An article from Norwegian SciTech News at NTNU
How the brain stores separate but similar events
The brain has an enormous capacity to store memories and to keep memories from getting mixed up in part because of how these memories are stored in the hippocampus, researchers from NTNU’s Kavli Institute for Systems Neuroscience have shown.
Since the time of the Greeks, people have used a special memory trick called the method of loci, which links memories to familiar places. You retrieve the memory by thinking of the place and calling up the associated memory.
Now researchers from NTNU’s Kavli Institute for Systems Neuroscience and Centre for Neural Computation have published new findings on how the brain is able to store many separate but similar events, which helps explain how this trick works. Their results have just been published in the 8 December issue of PNAS.
“We are extremely good at remembering places and we are very visual creatures,” says PhD candidate and first author of the paper Charlotte Alme.

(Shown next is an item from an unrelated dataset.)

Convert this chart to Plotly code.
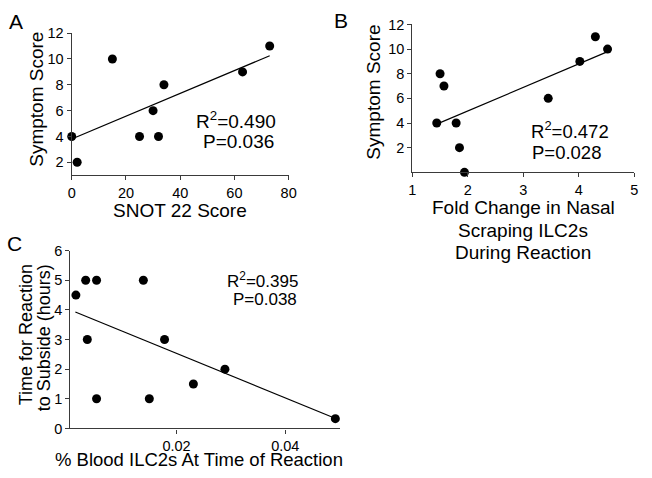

Rats (and most likely humans) have a map for each individual place, which is why the method of loci works. Each place (or room in your house) is represented by a unique map or memory, and because we have so many different maps, we can remember many similar places without mixing them up.
Place cells in the hippocampus
The brain creates and stores memories in small networks of brain cells, with the memories of events and places stored in a structure called the hippocampus. Researchers have long wondered if there is an upper limit to our capacity to store memories. Nor do they fully understand how we are able to remember so many events without mixing up events that are very similar.
Alme and her colleagues from the Kavli Institute and from the Czech Republic and Italy explored these issues by testing the ability of rats to remember a number of distinct but similar locations.
The researchers studied seven laboratory rats as they ran around in 11 distinct yet similar rooms over the course of two days. The freely running rats wandered around the rooms in pursuit of chocolate crumbs while researchers recorded brain activity in specific cells, called CA3 place cells, in the hippocampus. As their name suggests, place cells are neurons that fire in a specific place.
Separate and independent memories
The rooms were very alike, but the rats still managed to create a separate, independent memory, or a map for every environment, the researchers found.
The CA3 place cells the researchers recorded formed unique representations for each environment. The researchers also found that these unique representations or firing patterns were stored in the rats’ memories so that when the animal was introduced to one of the rooms a second time, the spatial map from the rat’s first exposure to the room was reactivated.
“We investigated whether these memories overlapped across some rooms, but all of the memories were completely independent,” Alme said. “This indicates that the brain has an enormous capacity for storage. The ability to create a unique memory or map for every locale explains how we manage to distinguish between very similar memories and how the brain prevents us from mixing up events.”
NTNU Professor and 2014 Nobel Laureate May-Britt Moser, who is the corresponding author of the paper, mentioned the research in her Nobel Lecture on 7 December in Stockholm and said that the findings were important for understanding episodic memory, or memories that are formed from autobiographical experiences.
The publication is a contribution by Professor Moser to a special series of Inaugural Articles being published by the journal in honour of those elected to the academy in 2014. Professor Moser and her husband, colleague and fellow Nobel Laureate Edvard Moser, were both elected as Foreign Associates of the US National Academy of Sciences in April.